--- Start of RECORDS SUPPLIED ---

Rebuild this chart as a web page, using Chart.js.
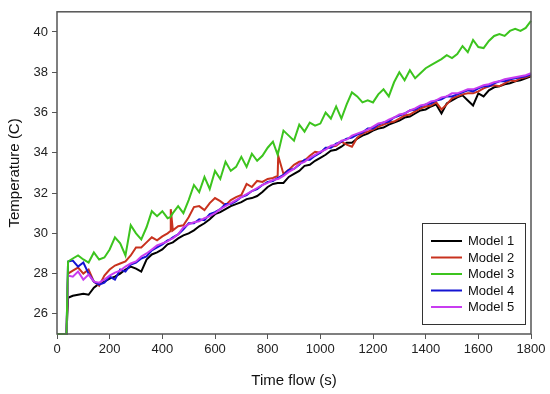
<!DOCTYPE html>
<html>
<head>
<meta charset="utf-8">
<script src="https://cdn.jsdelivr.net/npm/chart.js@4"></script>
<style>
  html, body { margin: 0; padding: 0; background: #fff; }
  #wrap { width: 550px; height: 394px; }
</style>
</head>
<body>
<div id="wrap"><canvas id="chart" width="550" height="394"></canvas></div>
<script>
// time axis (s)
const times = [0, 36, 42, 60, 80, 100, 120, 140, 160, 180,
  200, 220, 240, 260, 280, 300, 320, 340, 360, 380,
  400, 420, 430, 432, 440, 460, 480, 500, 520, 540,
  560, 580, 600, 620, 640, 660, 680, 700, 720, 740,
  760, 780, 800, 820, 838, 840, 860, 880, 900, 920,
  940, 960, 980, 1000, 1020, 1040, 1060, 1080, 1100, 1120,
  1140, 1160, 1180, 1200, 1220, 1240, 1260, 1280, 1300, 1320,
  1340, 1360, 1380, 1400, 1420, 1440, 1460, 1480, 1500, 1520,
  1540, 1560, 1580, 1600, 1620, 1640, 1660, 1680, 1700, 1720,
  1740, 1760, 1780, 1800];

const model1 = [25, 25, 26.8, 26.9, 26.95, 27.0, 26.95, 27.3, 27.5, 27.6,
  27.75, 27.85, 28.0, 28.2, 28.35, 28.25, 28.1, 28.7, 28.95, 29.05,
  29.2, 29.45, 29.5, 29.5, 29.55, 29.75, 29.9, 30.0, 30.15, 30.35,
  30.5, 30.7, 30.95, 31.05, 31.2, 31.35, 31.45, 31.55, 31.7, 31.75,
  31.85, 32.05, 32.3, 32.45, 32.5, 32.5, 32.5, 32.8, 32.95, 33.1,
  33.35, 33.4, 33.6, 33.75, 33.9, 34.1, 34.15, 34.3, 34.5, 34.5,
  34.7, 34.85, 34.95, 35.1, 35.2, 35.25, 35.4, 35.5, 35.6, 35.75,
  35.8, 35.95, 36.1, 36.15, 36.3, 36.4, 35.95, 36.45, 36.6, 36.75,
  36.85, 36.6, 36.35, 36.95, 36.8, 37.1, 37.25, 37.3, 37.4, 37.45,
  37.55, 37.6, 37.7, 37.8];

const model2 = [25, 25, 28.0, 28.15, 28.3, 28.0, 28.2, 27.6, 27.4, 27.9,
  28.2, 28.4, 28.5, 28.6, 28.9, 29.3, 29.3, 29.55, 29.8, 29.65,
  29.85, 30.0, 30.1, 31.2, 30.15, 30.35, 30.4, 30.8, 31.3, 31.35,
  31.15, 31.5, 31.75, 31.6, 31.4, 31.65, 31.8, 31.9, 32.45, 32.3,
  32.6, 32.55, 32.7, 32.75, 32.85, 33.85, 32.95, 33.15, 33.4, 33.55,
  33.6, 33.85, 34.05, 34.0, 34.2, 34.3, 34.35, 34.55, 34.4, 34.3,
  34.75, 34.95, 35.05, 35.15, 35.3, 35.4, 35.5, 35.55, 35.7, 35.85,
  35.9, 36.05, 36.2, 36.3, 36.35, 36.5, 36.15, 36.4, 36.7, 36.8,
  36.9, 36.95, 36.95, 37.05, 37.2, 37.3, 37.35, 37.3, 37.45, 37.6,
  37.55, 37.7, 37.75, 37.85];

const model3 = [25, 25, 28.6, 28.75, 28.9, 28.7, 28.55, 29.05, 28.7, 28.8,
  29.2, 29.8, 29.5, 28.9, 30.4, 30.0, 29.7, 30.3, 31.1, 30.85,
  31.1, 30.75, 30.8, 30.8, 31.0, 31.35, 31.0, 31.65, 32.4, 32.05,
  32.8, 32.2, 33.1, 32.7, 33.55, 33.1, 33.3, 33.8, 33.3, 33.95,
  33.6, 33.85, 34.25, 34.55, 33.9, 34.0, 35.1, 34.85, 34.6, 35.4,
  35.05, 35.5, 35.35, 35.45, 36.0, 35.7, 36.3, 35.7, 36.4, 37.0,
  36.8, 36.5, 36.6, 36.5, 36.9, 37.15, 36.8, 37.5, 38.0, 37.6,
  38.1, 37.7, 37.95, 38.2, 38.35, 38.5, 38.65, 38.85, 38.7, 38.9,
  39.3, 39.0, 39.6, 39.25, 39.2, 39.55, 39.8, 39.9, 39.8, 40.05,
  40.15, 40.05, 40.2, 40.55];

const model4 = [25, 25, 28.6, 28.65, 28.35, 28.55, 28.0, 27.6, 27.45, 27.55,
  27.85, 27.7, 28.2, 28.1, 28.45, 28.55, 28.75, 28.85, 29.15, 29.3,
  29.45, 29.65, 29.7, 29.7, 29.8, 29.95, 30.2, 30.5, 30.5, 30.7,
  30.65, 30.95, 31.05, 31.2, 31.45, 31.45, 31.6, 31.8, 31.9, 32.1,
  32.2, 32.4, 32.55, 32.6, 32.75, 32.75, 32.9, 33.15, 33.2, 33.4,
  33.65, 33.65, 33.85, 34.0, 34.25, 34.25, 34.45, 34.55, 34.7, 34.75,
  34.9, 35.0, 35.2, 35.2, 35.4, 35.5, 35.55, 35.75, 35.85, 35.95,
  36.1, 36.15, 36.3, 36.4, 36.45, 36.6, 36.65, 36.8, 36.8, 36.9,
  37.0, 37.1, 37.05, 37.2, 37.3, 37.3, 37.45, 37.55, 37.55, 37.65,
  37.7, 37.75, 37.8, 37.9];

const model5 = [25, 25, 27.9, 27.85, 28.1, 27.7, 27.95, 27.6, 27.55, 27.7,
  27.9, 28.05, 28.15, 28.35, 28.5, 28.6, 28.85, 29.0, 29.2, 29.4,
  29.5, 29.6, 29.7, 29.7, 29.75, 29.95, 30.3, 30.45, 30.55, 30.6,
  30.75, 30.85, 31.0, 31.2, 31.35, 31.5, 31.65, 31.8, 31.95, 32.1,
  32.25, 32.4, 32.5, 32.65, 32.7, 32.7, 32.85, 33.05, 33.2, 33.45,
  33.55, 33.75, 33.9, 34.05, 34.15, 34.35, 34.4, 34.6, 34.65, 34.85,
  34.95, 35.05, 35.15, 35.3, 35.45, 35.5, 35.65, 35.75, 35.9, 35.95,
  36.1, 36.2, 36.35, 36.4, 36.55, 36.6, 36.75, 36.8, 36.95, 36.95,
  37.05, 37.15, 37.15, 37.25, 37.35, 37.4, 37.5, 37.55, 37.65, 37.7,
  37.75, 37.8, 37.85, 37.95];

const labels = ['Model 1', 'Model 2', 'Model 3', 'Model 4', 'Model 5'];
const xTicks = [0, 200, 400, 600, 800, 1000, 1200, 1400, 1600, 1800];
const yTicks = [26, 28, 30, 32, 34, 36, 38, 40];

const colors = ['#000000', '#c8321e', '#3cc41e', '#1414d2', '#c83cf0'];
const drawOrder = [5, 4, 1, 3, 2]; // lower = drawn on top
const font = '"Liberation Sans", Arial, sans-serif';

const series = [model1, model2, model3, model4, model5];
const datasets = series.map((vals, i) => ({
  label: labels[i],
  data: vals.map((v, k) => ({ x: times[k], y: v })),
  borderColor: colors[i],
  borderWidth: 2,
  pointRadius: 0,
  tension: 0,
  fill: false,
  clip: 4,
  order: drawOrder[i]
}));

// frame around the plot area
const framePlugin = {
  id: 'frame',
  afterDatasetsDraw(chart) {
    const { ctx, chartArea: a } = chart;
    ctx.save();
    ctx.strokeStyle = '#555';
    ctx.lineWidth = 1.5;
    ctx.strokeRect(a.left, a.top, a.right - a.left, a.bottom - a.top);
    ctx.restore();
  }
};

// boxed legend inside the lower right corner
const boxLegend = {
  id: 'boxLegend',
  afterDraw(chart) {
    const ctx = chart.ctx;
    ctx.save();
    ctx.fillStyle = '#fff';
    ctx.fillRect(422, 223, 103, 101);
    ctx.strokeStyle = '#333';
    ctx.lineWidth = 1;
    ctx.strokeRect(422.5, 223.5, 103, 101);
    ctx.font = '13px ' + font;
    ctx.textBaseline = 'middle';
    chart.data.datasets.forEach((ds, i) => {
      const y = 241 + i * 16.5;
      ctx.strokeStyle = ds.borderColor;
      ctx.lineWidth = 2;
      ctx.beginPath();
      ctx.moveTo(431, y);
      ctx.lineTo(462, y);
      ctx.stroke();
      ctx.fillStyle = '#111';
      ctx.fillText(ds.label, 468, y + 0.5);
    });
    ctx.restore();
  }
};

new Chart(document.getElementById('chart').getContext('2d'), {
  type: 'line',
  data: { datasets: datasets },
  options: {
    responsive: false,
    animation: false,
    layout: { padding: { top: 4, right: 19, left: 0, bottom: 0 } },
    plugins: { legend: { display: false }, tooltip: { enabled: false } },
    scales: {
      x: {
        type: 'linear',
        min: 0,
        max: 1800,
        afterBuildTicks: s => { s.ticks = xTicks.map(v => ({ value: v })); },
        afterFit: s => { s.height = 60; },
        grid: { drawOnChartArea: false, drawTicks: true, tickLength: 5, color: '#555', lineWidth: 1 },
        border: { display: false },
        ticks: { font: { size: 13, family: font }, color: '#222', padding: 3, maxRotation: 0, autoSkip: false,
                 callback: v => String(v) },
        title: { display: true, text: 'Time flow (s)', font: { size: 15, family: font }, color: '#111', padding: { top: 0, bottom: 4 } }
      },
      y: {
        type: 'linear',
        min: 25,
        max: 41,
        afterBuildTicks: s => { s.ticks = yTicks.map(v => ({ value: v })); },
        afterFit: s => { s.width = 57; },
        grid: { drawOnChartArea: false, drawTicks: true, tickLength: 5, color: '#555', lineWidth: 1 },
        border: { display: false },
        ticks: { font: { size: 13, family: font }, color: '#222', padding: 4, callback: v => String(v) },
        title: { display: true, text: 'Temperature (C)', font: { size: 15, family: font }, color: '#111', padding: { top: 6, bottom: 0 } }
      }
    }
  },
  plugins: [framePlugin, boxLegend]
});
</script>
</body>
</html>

--- End of RECORDS SUPPLIED ---
--- Start of RECORDS SUPPLIED ---

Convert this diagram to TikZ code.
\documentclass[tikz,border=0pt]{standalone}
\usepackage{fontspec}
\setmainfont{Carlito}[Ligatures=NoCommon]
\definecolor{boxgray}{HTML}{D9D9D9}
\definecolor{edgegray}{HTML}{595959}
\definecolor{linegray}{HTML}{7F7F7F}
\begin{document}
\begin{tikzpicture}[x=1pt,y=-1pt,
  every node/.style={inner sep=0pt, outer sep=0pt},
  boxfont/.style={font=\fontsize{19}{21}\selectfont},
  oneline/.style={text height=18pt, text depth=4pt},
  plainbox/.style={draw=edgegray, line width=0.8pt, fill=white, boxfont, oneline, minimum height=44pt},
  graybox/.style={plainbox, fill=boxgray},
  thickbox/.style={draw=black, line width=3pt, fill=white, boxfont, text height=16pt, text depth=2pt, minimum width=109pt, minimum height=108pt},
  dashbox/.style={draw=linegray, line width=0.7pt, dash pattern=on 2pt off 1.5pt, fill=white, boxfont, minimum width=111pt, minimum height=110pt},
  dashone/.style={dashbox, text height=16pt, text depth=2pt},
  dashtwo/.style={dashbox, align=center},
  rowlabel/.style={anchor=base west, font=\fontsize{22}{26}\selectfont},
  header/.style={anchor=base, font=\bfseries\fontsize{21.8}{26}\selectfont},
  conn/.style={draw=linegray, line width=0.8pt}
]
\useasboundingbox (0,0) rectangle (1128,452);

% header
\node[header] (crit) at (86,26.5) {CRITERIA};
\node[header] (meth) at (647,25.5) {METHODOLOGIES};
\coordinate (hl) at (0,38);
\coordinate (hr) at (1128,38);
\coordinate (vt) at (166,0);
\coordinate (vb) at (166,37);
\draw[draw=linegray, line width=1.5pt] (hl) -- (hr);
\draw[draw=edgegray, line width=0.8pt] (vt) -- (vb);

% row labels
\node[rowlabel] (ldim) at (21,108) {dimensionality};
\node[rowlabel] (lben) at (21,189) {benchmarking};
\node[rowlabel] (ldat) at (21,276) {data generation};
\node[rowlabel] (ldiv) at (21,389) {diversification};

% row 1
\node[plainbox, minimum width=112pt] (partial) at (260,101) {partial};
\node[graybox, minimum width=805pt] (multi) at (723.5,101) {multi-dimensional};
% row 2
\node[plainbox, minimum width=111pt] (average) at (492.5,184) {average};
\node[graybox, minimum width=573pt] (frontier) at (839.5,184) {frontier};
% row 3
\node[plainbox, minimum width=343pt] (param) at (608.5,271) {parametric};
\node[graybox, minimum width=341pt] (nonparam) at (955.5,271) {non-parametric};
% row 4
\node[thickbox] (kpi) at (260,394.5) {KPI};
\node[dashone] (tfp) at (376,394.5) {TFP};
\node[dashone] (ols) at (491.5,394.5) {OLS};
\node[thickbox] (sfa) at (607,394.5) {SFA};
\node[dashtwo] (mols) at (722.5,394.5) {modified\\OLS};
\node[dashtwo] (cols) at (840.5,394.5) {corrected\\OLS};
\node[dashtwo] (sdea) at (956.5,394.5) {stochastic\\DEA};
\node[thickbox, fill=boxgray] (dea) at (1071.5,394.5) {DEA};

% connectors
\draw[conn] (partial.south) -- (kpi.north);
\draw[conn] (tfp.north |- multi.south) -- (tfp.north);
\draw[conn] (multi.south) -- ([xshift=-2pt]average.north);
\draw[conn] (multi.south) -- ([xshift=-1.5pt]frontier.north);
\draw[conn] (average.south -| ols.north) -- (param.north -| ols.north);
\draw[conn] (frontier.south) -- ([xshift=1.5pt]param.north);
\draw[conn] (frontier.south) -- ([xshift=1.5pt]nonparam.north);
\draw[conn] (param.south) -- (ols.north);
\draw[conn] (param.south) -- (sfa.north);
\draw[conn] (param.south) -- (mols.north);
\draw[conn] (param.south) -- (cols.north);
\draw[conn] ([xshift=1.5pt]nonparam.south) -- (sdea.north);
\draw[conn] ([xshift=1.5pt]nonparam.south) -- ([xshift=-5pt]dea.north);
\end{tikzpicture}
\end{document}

--- End of RECORDS SUPPLIED ---

[EXERCISE]: Using the data above, reproduce exactly the lines from the line that contains "Convert this diagram to TikZ code." through the line that contains "width=0.8pt] (vt) -- (vb);", including both.

[EXERCISE RESULT]:
Convert this diagram to TikZ code.
\documentclass[tikz,border=0pt]{standalone}
\usepackage{fontspec}
\setmainfont{Carlito}[Ligatures=NoCommon]
\definecolor{boxgray}{HTML}{D9D9D9}
\definecolor{edgegray}{HTML}{595959}
\definecolor{linegray}{HTML}{7F7F7F}
\begin{document}
\begin{tikzpicture}[x=1pt,y=-1pt,
  every node/.style={inner sep=0pt, outer sep=0pt},
  boxfont/.style={font=\fontsize{19}{21}\selectfont},
  oneline/.style={text height=18pt, text depth=4pt},
  plainbox/.style={draw=edgegray, line width=0.8pt, fill=white, boxfont, oneline, minimum height=44pt},
  graybox/.style={plainbox, fill=boxgray},
  thickbox/.style={draw=black, line width=3pt, fill=white, boxfont, text height=16pt, text depth=2pt, minimum width=109pt, minimum height=108pt},
  dashbox/.style={draw=linegray, line width=0.7pt, dash pattern=on 2pt off 1.5pt, fill=white, boxfont, minimum width=111pt, minimum height=110pt},
  dashone/.style={dashbox, text height=16pt, text depth=2pt},
  dashtwo/.style={dashbox, align=center},
  rowlabel/.style={anchor=base west, font=\fontsize{22}{26}\selectfont},
  header/.style={anchor=base, font=\bfseries\fontsize{21.8}{26}\selectfont},
  conn/.style={draw=linegray, line width=0.8pt}
]
\useasboundingbox (0,0) rectangle (1128,452);

% header
\node[header] (crit) at (86,26.5) {CRITERIA};
\node[header] (meth) at (647,25.5) {METHODOLOGIES};
\coordinate (hl) at (0,38);
\coordinate (hr) at (1128,38);
\coordinate (vt) at (166,0);
\coordinate (vb) at (166,37);
\draw[draw=linegray, line width=1.5pt] (hl) -- (hr);
\draw[draw=edgegray, line width=0.8pt] (vt) -- (vb);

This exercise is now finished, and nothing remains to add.